§ **AVAILABLE RECORDS**
◆ ◆ ◆ ◆ ◆ ◆ ◆

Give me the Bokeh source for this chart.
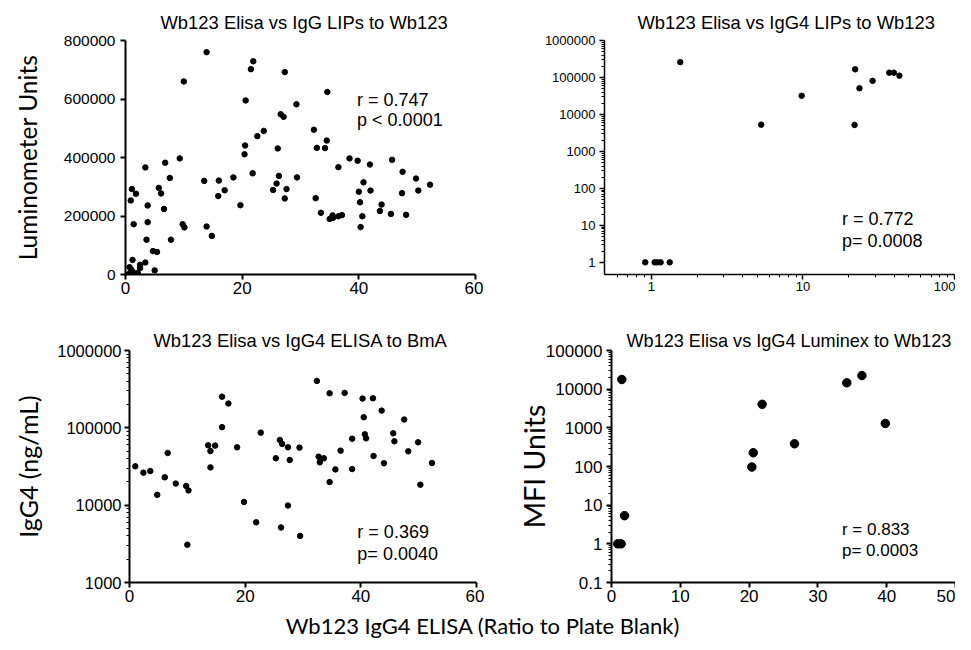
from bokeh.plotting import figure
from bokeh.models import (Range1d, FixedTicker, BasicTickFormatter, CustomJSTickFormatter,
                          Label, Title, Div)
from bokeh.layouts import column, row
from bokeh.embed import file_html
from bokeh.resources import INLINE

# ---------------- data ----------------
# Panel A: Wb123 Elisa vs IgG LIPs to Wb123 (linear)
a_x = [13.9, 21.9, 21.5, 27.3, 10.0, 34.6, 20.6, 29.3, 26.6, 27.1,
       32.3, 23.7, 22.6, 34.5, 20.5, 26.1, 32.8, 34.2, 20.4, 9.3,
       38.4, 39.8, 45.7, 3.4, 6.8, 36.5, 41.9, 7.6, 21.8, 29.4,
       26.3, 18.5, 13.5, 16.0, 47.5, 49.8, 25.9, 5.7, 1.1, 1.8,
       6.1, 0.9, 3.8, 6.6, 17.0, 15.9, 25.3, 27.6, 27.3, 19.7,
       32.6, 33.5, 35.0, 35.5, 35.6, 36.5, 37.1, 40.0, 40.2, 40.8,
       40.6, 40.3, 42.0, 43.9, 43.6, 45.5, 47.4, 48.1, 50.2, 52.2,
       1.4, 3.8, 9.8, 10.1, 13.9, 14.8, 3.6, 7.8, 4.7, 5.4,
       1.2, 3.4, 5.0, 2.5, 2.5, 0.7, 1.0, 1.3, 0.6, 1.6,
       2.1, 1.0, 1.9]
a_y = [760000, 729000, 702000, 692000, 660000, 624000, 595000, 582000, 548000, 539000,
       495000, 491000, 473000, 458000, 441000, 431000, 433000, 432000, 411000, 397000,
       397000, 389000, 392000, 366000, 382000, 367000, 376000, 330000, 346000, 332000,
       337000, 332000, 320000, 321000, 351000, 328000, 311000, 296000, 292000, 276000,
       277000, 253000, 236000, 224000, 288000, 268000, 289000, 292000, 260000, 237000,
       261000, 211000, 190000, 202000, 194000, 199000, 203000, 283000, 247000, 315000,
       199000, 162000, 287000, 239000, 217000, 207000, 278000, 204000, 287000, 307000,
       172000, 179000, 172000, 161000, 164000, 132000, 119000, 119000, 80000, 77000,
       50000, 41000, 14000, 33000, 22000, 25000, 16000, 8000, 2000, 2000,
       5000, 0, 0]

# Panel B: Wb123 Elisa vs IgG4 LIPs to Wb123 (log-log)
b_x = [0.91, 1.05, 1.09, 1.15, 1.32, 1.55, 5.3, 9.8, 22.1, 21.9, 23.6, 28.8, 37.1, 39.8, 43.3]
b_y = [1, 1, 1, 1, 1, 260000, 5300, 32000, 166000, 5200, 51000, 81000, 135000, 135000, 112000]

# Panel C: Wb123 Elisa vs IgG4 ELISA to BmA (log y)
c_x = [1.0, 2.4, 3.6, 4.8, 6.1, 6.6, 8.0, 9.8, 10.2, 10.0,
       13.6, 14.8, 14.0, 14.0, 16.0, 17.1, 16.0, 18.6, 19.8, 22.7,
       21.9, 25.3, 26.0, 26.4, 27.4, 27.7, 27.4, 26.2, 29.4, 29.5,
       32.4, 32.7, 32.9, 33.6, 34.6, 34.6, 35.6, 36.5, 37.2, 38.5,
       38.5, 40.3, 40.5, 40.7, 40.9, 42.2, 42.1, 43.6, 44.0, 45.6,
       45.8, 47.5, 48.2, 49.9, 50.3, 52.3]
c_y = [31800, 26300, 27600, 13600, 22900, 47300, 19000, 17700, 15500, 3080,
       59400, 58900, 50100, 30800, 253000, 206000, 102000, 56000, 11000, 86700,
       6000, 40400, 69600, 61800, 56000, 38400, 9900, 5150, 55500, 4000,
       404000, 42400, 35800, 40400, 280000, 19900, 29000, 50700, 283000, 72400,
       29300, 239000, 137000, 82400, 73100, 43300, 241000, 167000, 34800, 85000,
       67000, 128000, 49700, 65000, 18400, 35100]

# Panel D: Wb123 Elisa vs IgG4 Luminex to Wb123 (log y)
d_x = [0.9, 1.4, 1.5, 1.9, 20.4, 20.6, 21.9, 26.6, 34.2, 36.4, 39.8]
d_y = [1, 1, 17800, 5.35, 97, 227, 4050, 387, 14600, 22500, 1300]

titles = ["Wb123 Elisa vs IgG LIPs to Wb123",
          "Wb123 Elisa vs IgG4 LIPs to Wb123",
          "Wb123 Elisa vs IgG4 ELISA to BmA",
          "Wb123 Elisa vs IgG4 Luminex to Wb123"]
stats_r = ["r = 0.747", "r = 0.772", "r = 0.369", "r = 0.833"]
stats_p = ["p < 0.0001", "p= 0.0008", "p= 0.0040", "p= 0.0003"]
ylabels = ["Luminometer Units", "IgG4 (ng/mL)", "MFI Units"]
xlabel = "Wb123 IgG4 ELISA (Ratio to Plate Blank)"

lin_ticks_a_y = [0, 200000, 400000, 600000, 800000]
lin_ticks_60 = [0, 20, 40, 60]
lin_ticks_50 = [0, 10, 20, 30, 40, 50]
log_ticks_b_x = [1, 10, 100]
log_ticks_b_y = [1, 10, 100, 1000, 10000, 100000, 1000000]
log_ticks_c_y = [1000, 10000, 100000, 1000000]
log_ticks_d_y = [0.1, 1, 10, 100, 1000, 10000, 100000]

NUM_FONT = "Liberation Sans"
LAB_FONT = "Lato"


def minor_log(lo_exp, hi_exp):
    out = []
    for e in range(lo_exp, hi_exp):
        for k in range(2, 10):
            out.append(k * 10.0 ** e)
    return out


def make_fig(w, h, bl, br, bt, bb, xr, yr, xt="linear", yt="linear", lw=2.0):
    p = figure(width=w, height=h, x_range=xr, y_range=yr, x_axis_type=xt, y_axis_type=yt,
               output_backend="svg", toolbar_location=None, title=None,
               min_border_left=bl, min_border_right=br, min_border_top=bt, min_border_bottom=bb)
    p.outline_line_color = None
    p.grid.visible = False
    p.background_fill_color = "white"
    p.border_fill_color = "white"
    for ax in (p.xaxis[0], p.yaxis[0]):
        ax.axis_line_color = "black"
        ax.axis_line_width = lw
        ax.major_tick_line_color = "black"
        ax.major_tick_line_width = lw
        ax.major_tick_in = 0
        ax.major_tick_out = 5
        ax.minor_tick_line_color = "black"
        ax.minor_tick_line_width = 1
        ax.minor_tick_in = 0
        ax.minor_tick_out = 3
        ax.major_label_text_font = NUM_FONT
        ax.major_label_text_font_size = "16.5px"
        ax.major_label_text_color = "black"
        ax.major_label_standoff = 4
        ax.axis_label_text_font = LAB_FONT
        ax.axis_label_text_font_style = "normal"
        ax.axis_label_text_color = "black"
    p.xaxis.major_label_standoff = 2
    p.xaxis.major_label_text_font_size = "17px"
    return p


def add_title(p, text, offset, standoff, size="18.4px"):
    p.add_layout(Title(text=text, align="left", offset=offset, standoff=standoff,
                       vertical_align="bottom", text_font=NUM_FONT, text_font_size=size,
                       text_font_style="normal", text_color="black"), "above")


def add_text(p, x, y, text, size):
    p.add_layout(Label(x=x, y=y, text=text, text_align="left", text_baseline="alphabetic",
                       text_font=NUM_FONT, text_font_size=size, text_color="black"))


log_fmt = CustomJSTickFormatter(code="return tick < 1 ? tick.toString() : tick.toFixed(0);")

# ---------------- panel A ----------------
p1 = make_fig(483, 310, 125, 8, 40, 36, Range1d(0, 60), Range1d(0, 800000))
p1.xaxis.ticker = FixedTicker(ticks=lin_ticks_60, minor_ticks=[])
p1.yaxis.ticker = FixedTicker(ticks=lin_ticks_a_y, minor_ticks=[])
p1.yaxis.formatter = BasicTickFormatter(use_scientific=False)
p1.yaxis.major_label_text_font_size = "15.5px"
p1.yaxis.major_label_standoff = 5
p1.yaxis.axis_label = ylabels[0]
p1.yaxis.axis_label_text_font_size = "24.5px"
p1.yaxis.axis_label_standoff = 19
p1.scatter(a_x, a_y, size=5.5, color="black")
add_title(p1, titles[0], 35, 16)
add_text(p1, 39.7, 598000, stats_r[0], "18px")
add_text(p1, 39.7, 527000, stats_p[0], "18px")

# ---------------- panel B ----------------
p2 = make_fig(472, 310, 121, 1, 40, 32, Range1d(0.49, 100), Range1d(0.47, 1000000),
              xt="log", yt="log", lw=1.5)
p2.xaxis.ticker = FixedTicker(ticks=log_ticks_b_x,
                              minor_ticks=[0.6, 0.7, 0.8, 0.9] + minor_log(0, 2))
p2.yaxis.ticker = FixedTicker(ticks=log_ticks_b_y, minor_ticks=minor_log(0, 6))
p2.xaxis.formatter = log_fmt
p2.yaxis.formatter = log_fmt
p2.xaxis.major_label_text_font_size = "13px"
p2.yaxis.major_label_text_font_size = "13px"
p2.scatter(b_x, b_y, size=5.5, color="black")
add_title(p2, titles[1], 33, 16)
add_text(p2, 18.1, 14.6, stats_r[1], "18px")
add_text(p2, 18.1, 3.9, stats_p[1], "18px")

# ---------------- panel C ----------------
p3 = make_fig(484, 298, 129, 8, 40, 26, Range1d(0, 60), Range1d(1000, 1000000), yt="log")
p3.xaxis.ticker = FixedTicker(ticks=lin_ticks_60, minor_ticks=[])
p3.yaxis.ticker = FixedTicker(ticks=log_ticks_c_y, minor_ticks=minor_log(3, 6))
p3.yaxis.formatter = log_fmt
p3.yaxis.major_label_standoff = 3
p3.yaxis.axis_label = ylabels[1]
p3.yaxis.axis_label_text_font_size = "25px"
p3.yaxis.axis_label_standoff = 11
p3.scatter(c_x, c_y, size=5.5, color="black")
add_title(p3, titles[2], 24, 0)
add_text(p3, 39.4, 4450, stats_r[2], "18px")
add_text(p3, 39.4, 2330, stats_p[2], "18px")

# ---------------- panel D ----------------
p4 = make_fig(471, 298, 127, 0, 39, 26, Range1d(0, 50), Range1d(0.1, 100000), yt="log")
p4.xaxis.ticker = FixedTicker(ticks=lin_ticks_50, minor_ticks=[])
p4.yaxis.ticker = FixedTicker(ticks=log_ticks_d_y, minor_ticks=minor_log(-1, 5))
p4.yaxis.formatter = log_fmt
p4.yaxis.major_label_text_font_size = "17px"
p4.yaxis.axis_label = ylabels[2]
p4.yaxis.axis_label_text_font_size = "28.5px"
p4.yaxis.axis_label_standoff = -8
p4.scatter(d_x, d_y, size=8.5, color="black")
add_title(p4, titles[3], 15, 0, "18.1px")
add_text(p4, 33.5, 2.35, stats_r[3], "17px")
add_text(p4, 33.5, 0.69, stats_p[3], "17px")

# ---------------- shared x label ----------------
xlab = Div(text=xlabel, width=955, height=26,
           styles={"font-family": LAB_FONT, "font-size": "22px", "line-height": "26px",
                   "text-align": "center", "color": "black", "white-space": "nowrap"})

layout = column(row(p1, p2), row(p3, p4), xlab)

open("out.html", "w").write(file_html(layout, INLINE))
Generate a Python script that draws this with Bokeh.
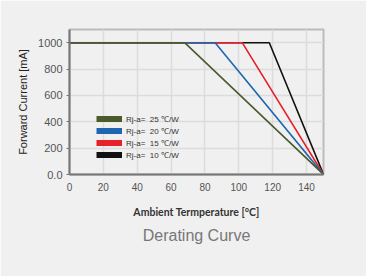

◆ ◆ ◆ ◆ ◆ ◆ ◆

§ **TASK**
Nothing but the lines from the start of the records above through the line with "from bokeh.resources import INLINE" should be retyped, each exactly as written; leave out all pictures.

§ **WORKED SOLUTION**
Give me the Bokeh source for this chart.
from bokeh.plotting import figure
from bokeh.models import (Range1d, FixedTicker, BasicTickFormatter, CustomJSTickFormatter,
                          Label, Title, Div)
from bokeh.layouts import column, row
from bokeh.embed import file_html
from bokeh.resources import INLINE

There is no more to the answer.